The Care Conversation Mechanism Is the Most Important Innovation
The requirement that customers must engage in a care conversation with a specialist before continuing play beyond a checkpoint is the most genuinely novel element of the new framework. Most loss limit systems operate as binary triggers, either blocking further play or requiring administrative confirmation. The Veikkaus model inserts an explicit human interaction into the process, creating an opportunity for genuine engagement with potentially at-risk customers at the precise moment when intervention is most likely to be meaningful. The quality of these care conversations, the training and authority given to the specialists conducting them and the operational integrity of the process will determine whether this mechanism functions as a serious harm prevention tool or as procedural friction that customers learn to navigate around. Other operators and regulators across Europe should be watching closely how Veikkaus implements this in practice.

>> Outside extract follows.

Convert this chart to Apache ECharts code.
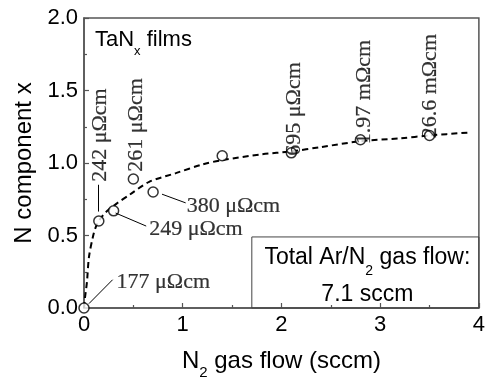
<!DOCTYPE html>
<html>
<head>
<meta charset="utf-8">
<script src="https://cdn.jsdelivr.net/npm/echarts@6/dist/echarts.min.js"></script>
<style>html,body{margin:0;padding:0;background:#fff}#c{width:488px;height:385px}</style>
</head>
<body>
<div id="c"></div>
<script>
// measured N content vs N2 flow
const flowX = [0, 0.15, 0.3, 0.5, 0.7, 1.4, 2.1, 2.8, 3.5];
const nContent = [0, 0.60, 0.67, 0.89, 0.80, 1.05, 1.07, 1.16, 1.19];
// dashed guide curve
const curveX = [0, 0.01, 0.03, 0.05, 0.09, 0.12, 0.16, 0.22, 0.33, 0.46, 0.66, 0.93, 1.2, 1.4, 1.8, 2.1, 2.4, 2.8, 3.2, 3.5, 3.9];
const curveY = [0, 0.07, 0.18, 0.35, 0.49, 0.56, 0.61, 0.66, 0.72, 0.78, 0.87, 0.93, 0.99, 1.02, 1.06, 1.08, 1.11, 1.15, 1.17, 1.19, 1.21];
// resistivity labels
const vertLabels = ['242 μΩcm', '261 μΩcm', '695 μΩcm', '1.97 mΩcm', '26.6 mΩcm'];
const horizLabels = ['380 μΩcm', '249 μΩcm', '177 μΩcm'];
const xTicks = [0, 1, 2, 3, 4];
const yTicks = [0, 0.5, 1.0, 1.5, 2.0];

const SERIF = "'Liberation Serif','Times New Roman',serif";
const SANS = "'Liberation Sans',Arial,sans-serif";

// label anchor positions (layout)
const vertAnchors = [[0.16, 0.87], [0.53, 0.94], [2.13, 1.05], [2.84, 1.13], [3.51, 1.17]];
const horizAnchors = [[1.04, 0.705], [0.66, 0.545], [0.33, 0.175]];

const chart = echarts.init(document.getElementById('c'), null, {renderer: 'canvas'});
const labelBase = {fontFamily: SERIF, fontSize: 22, color: '#000', textBorderWidth: 0.2, textBorderColor: '#000'};
const option = {
  animation: false,
  backgroundColor: '#fff',
  grid: {left: 84, right: 4, top: 18, bottom: 69, show: true, borderColor: '#555', borderWidth: 1.5, backgroundColor: 'transparent'},
  title: {
    text: 'TaN{sub|x} films', left: 95, top: 22, padding: 0,
    textStyle: {fontFamily: SANS, fontSize: 22, fontWeight: 'normal', color: '#000', lineHeight: 30,
      rich: {sub: {fontFamily: SANS, fontSize: 13, color: '#000', verticalAlign: 'bottom', lineHeight: 36}}}
  },
  xAxis: {
    type: 'value', min: 0, max: 4, interval: 1,
    name: 'N{sub|2} gas flow (sccm)', nameLocation: 'middle', nameGap: 34,
    nameTextStyle: {fontFamily: SANS, fontSize: 24, color: '#000', lineHeight: 30,
      rich: {sub: {fontFamily: SANS, fontSize: 15, color: '#000', verticalAlign: 'bottom', lineHeight: 38}}},
    axisLine: {show: true, lineStyle: {color: '#555', width: 1.5}},
    axisTick: {show: true, inside: true, length: 5, lineStyle: {color: '#555', width: 1.2}},
    minorTick: {show: true, splitNumber: 2, length: 3, lineStyle: {color: '#555', width: 1.2}},
    splitLine: {show: false},
    axisLabel: {fontFamily: SANS, fontSize: 22, color: '#000', margin: 6,
      formatter: v => xTicks.includes(v) ? String(v) : ''}
  },
  yAxis: {
    type: 'value', min: 0, max: 2, interval: 0.5,
    name: 'N component x', nameLocation: 'middle', nameGap: 46,
    nameTextStyle: {fontFamily: SANS, fontSize: 24, color: '#000'},
    axisLine: {show: true, lineStyle: {color: '#555', width: 1.5}},
    axisTick: {show: true, inside: true, length: 5, lineStyle: {color: '#555', width: 1.2}},
    minorTick: {show: true, splitNumber: 2, length: 3, lineStyle: {color: '#555', width: 1.2}},
    splitLine: {show: false},
    axisLabel: {fontFamily: SANS, fontSize: 22, color: '#000', margin: 6,
      formatter: v => yTicks.some(t => Math.abs(t - v) < 1e-9) ? v.toFixed(1) : ''}
  },
  series: [
    {
      type: 'line', name: 'curve', data: curveX.map((x, i) => [x, curveY[i]]),
      showSymbol: false, smooth: 0.3, lineStyle: {color: '#000', width: 2, type: [6, 4]}, z: 3,
      markLine: {
        silent: true, symbol: ['none', 'arrow'], symbolSize: [0, 9],
        lineStyle: {color: '#000', width: 1, type: 'solid'}, label: {show: false},
        data: [
          [{coord: [0.14, 0.85]}, {coord: [0.14, 0.665]}],
          [{coord: [0.63, 0.565]}, {coord: [0.32, 0.655]}],
          [{coord: [1.03, 0.725]}, {coord: [0.79, 0.785]}],
          [{coord: [0.29, 0.195]}, {coord: [0.05, 0.03]}]
        ]
      },
      markArea: {
        silent: true,
        itemStyle: {color: 'rgba(0,0,0,0)', borderColor: '#444', borderWidth: 1},
        label: {show: true, position: 'inside', fontFamily: SANS, fontSize: 23, color: '#000', lineHeight: 33,
          formatter: 'Total Ar/N{sub|2} gas flow:\n7.1 sccm', offset: [2, 2],
          rich: {sub: {fontFamily: SANS, fontSize: 14, color: '#000', verticalAlign: 'bottom', lineHeight: 40}}},
        data: [[{coord: [1.7, 0.49]}, {coord: [4, 0]}]]
      }
    },
    {
      type: 'scatter', name: 'points', data: flowX.map((x, i) => [x, nContent[i]]),
      symbol: 'circle', symbolSize: 10,
      itemStyle: {color: '#fff', borderColor: '#000', borderWidth: 1.5}, z: 4
    },
    {
      type: 'scatter', name: 'vlabels', symbolSize: 1, itemStyle: {color: 'rgba(0,0,0,0)'}, z: 5,
      data: vertAnchors.map((p, i) => ({value: p, name: vertLabels[i]})),
      label: Object.assign({show: true, position: 'inside', rotate: 90, align: 'left', verticalAlign: 'middle',
        formatter: p => p.name}, labelBase)
    },
    {
      type: 'scatter', name: 'hlabels', symbolSize: 1, itemStyle: {color: 'rgba(0,0,0,0)'}, z: 5,
      data: horizAnchors.map((p, i) => ({value: p, name: horizLabels[i]})),
      label: Object.assign({show: true, position: 'inside', align: 'left', verticalAlign: 'middle',
        formatter: p => p.name}, labelBase)
    }
  ]
};
chart.setOption(option);
</script>
</body>
</html>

The Liberalisation Backdrop Complicates Everything
The Finnish gambling market is approximately a year away from the end of Veikkaus's monopoly, and any responsible gambling framework introduced during this period needs to be assessed against how it will function in the liberalised environment that follows. If the new Veikkaus framework establishes a high bar that licensed competitors are expected to meet, it could shape the competitive dynamics of the post-2027 market in ways that favour operators willing to invest in serious harm prevention infrastructure. If it sits in isolation while new entrants operate under less rigorous requirements, it risks becoming a competitive disadvantage that Veikkaus carries into a more open market. The regulatory authorities preparing for the launch will need to make decisions about how the principles embedded in Veikkaus's new framework translate into requirements for incoming licensed operators, and those decisions will significantly affect what kind of regulated market Finland actually ends up with from July 2027 onwards.